Argentina Returning Thousands of Stolen Cultural Artifacts to Ecuador & Peru
Argentina has returned thousands of stolen cultural heritage items to Ecuador and Peru.
According to the Peruvian Foreign Affairs Ministry, Argentina has handed over a total of 4,150 cultural artifacts to Peru. The move marks the biggest amount of cultural items recovered thus far, Andina news agency reported (via Peru this Week).
"We are doing something unusual, really special," former Argentine President Cristina Fernández de Kirchner said during a ceremony at the National Museum of Fine Art in Buenos Aires last year, as reported by BBC. "It is an honor and a pleasure to restore the cultural wealth of countries such as Ecuador and Peru in a world where such wealth has so often been taken away."

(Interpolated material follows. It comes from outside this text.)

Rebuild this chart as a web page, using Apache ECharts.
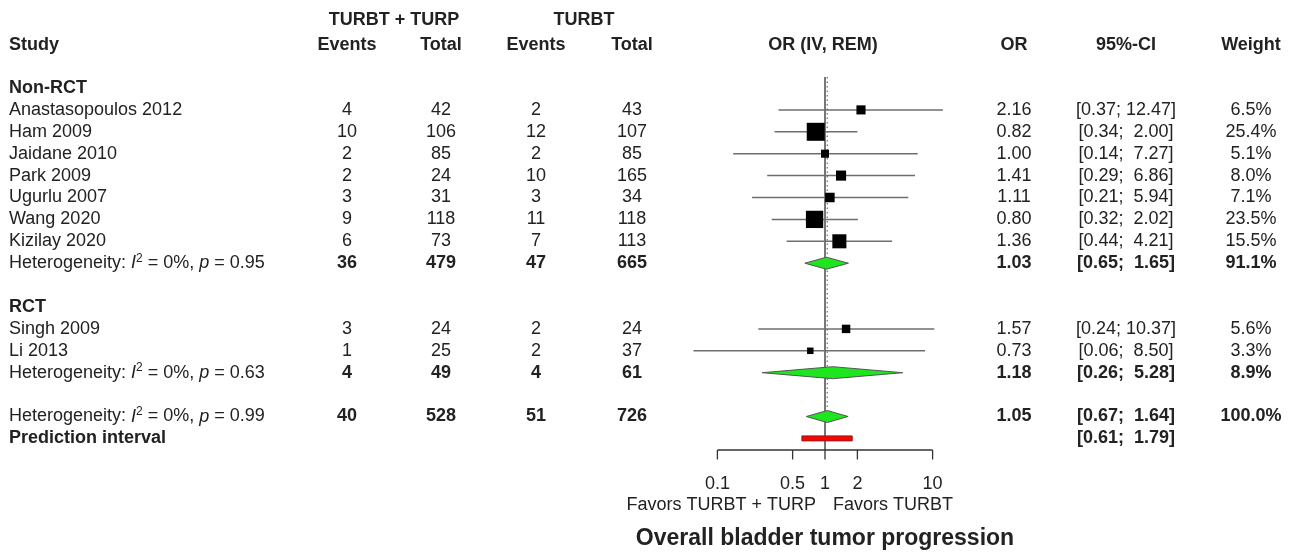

The artifacts were returned to Peru on Jan. 28 of this year, Peru this Week reported. The handover was made after the signing of the Agreement for the Protection, Conservation, Recovery, and Return of Stolen or Illegally Exported or Transferred Cultural, Archaeological, Artistic, and Historical Property.
Speaking more about the artifacts' recovery, Fernández de Kirchner said last year that "the world we live in is one in which great powers fight to control the cultural riches of other people. One can see in the great museums of the world pieces from Greece, Syria, Egypt, Asia and even Latin America, and which have not been returned," Times of India reported.
She continued that "just as they should with medicinal patents (using indigenous plants), countries that hold onto cultural riches and refuse to give them back, at least should pay some kind of royalty to the countries they are from, since they were made by cultures other than their own," the news outlet added.
The cultural items' recovery has a positive effect on Peru's bilateral relations with Argentina, Peru this Week noted. The exchange also symbolizes the Chancellary and Cultural Ministry's commitment to regain illegally exported items.
The archaeological artifacts, which are deemed to possess significant historical value, include items such as pre-Colombian goods, textiles, wood, metals, pottery, organic fiber, and bone remains. 3,898 of the recovered items were seized from art collectors and traffickers in Buenos Aires in 2000, Peru this Week added.
In September 2015, Argentine authorities apprehended two separate contraband traders attempting to transport historic artifacts and stolen artworks across the Argentina-Uruguay border.
The suspects were captured by the Argentine customs agency, or AFIP, in different vehicles at a customary border crossing, InSight Crime reported (as translated from Clarin). They were carrying ancient books, paintings, weapons, and musical instruments, among other items.